If one wanted to speculate, there is a possibility that the sneaker is the same one worn by Jordan in the infamous Jumpman photo, which served as the inspiration for the logo of the same name used by the Air Jordan line. That photo was determined to have been taken between August, 1984, and February, 1985. Looking closely at that photo, the tongues on Jordan’s shoes appear to be black, just like the unique ones on Arnold’s sneaker. The toebox also seems to have the same short shape. But, as so little imagery from that photoshoot exists today, it’s difficult to confirm that this is the same shoe.
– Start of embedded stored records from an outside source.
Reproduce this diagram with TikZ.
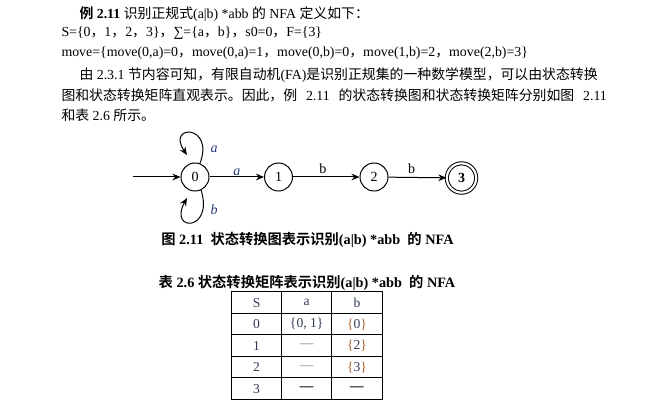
\documentclass[tikz,border=0pt]{standalone}
\usepackage{fontspec}
\setmainfont{Liberation Serif}
\newfontfamily\cjk{Noto Sans CJK SC}[BoldFont={Noto Sans CJK SC Bold}]
\usetikzlibrary{arrows.meta}
\definecolor{lblblue}{RGB}{35,55,125}
\definecolor{cellgray}{RGB}{50,60,85}
\definecolor{bracebrown}{RGB}{175,95,45}
\newcommand\zh[1]{{\cjk #1}}
\tikzset{every picture/.style={line width=0.75pt}}
\tikzset{
  txt/.style={anchor=west,inner sep=0.75pt,font=\fontsize{10.4}{12}\selectfont},
  captxt/.style={inner sep=0.75pt,font=\fontsize{10.7}{12}\selectfont\bfseries},
  state/.style={draw,circle,minimum size=21pt,inner sep=0pt,font=\fontsize{10.5}{12}\selectfont},
  accept/.style={state,double,double distance=1.6pt,minimum size=22pt,font=\fontsize{10.5}{12}\selectfont\bfseries},
  trans/.style={-{Stealth[length=6pt,width=5pt]}},
  lbl/.style={inner sep=0.75pt,font=\fontsize{10.5}{12}\selectfont},
  cell/.style={inner sep=0.75pt,text=cellgray,font=\fontsize{10.2}{12}\selectfont}
}

\begin{document}
\begin{tikzpicture}[x=0.75pt,y=0.75pt,yscale=-1,xscale=1]
\useasboundingbox (0,0) rectangle (661,413);
% Text Node
\node [txt] (line1) at (78,14) {\textbf{\zh{例} 2.11} \zh{识别正规式}(a|b) *abb \zh{的} NFA \zh{定义如下：}};
% Text Node
\node [txt] (line2) at (60,33) {S=\{0\zh{，}1\zh{，}2\zh{，}3\}\zh{，}∑=\{a\zh{，}b\}\zh{，}s0=0\zh{，}F=\{3\}};
% Text Node
\node [txt] (line3) at (60,53) {move=\{move(0,a)=0\zh{，}move(0,a)=1\zh{，}move(0,b)=0\zh{，}move(1,b)=2\zh{，}move(2,b)=3\}};
% Text Node
\node [txt] (line4) at (78,75) {\zh{由} 2.3.1 \zh{节内容可知，有限自动机}(FA)\zh{是识别正规集的一种数学模型，可以由状态转换}};
% Text Node
\node [txt] (line5) at (60,95) {\zh{图和状态转换矩阵直观表示。因此，例}\hspace{4pt} 2.11\hspace{4pt} \zh{的状态转换图和状态转换矩阵分别如图}\hspace{4pt} 2.11};
% Text Node
\node [txt] (line6) at (60,115) {\zh{和表} 2.6 \zh{所示。}};

%States
\node [state] (q0) at (195,177) {0};
\node [state] (q1) at (278.5,177) {1};
\node [state] (q2) at (374,177) {2};
\node [accept] (q3) at (461.5,178) {3};
\coordinate (start) at (133,177);
\coordinate (loopa) at (187,155);
\coordinate (loopb) at (187,198);

%Transitions
\draw [trans] (start) -- (q0);
\draw [trans] (q0) -- node [lbl,above,text=lblblue] {\textit{a}} (q1);
\draw [trans] (q1) -- node [lbl,above=1.5pt,pos=0.45] {b} (q2);
\draw [trans] (q2) -- node [lbl,above=1.5pt,pos=0.4] {b} (q3);
\draw [trans] (q0.70) .. controls (215,124) and (166,124) .. (loopa);
\draw [trans] (q0.-65) .. controls (214,232) and (168,232) .. (loopb);
\node [lbl,text=lblblue] (la) at (214,149) {\textit{a}};
\node [lbl,text=lblblue] (lb) at (214,210) {\textit{b}};

% Caption
\node [captxt] (figcap) at (307.5,240) {\zh{图} 2.11\ \ \zh{状态转换图表示识别}(a|b) *abb\ \ \zh{的} NFA};
\node [captxt] (tabcap) at (307,283) {\zh{表} 2.6 \zh{状态转换矩阵表示识别}(a|b) *abb\ \ \zh{的} NFA};

%Table
\draw (231.5,292) rectangle (382.3,399.5);
\foreach \x in {281.7,331.7} {\draw (\x,292) -- (\x,399.5);}
\foreach \y in {313.5,335,356.5,378} {\draw (231.5,\y) -- (382.3,\y);}
\node [cell] (hs) at (256.6,302.75) {S};
\node [cell] (ha) at (306.7,302.75) {a};
\node [cell] (hb) at (357,302.75) {b};
\node [cell] (r0s) at (256.6,324.25) {0};
\node [cell] (r0a) at (306.7,324.25) {\{0, 1\}};
\node [cell] (r0b) at (357,324.25) {\textcolor{bracebrown}{\{}0\textcolor{bracebrown}{\}}};
\node [cell] (r1s) at (256.6,345.75) {1};
\node [cell,text=gray] (r1a) at (306.7,345.75) {—};
\node [cell] (r1b) at (357,345.75) {\textcolor{bracebrown}{\{}2\textcolor{bracebrown}{\}}};
\node [cell] (r2s) at (256.6,367.25) {2};
\node [cell,text=gray] (r2a) at (306.7,367.25) {—};
\node [cell] (r2b) at (357,367.25) {\textcolor{bracebrown}{\{}3\textcolor{bracebrown}{\}}};
\node [cell] (r3s) at (256.6,388.75) {3};
\node [cell,text=black] (r3a) at (306.7,388.75) {\textbf{—}};
\node [cell,text=black] (r3b) at (357,388.75) {\textbf{—}};
\end{tikzpicture}
\end{document}
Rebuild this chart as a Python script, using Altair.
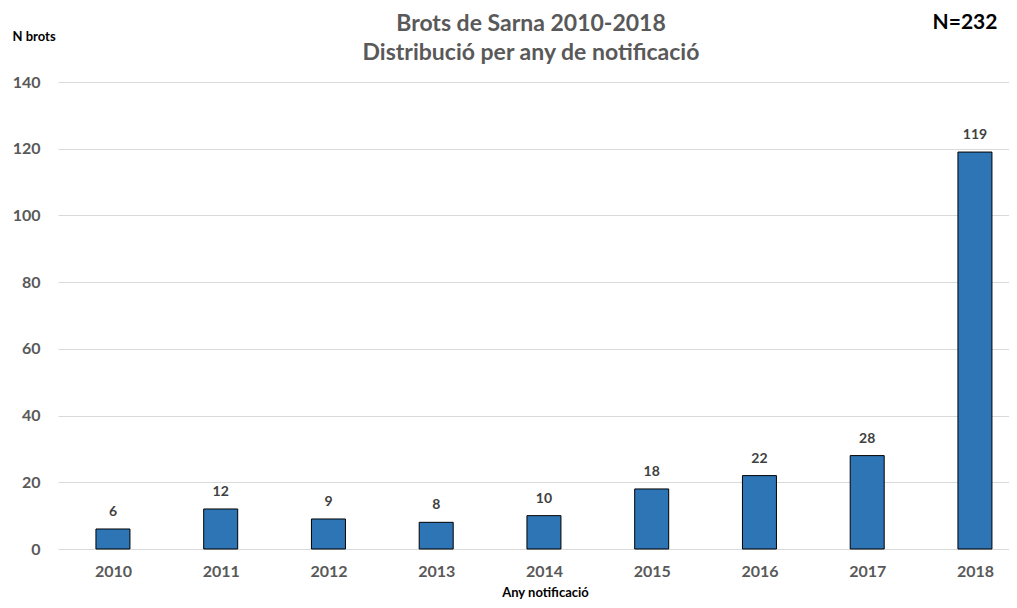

In addition to pondering endlessly about just how much the sneakers could fetch, Arnold’s also been trying to figure out which platform is best for the sale. He talked to Sotheby’s about the sneakers but sports footwear isn’t really in their wheelhouse. SCP Auctions, a powerhouse in the sports memorabilia game, was interested but refused to protect Arnold’s investment with a reserve price or high starting bid. He’s most recently been in talks with eBay about partnering for the sale of the shoe, an enticing option given that its commission at ten to 15 percent is lower than that of traditional auction houses. Arnold is also entertaining getting it signed by Jordan himself to make it that much more special, something he figures he could make happen via his contacts in the sports marketing industry.
There's no doubt that the cult of Michael Jordan has grown enough to produce the sort of high-price auction Arnold is hoping for, but it's unclear if a single shoe like this can really top previous Jordan artifacts in price tag. Arnold's certainly caught the attention of MJ fanatics with the press surrounding his shoe, and it sounds like he's got enough suitors to making the sale a reality. Whatever the case, Arnold is ready.
"In terms of selling the shoe, I think I’d probably hold on to it for longer if it wasn't the 30th anniversary," Arnold says. "A lot of these shoes have sold and the price is getting up to a certain point."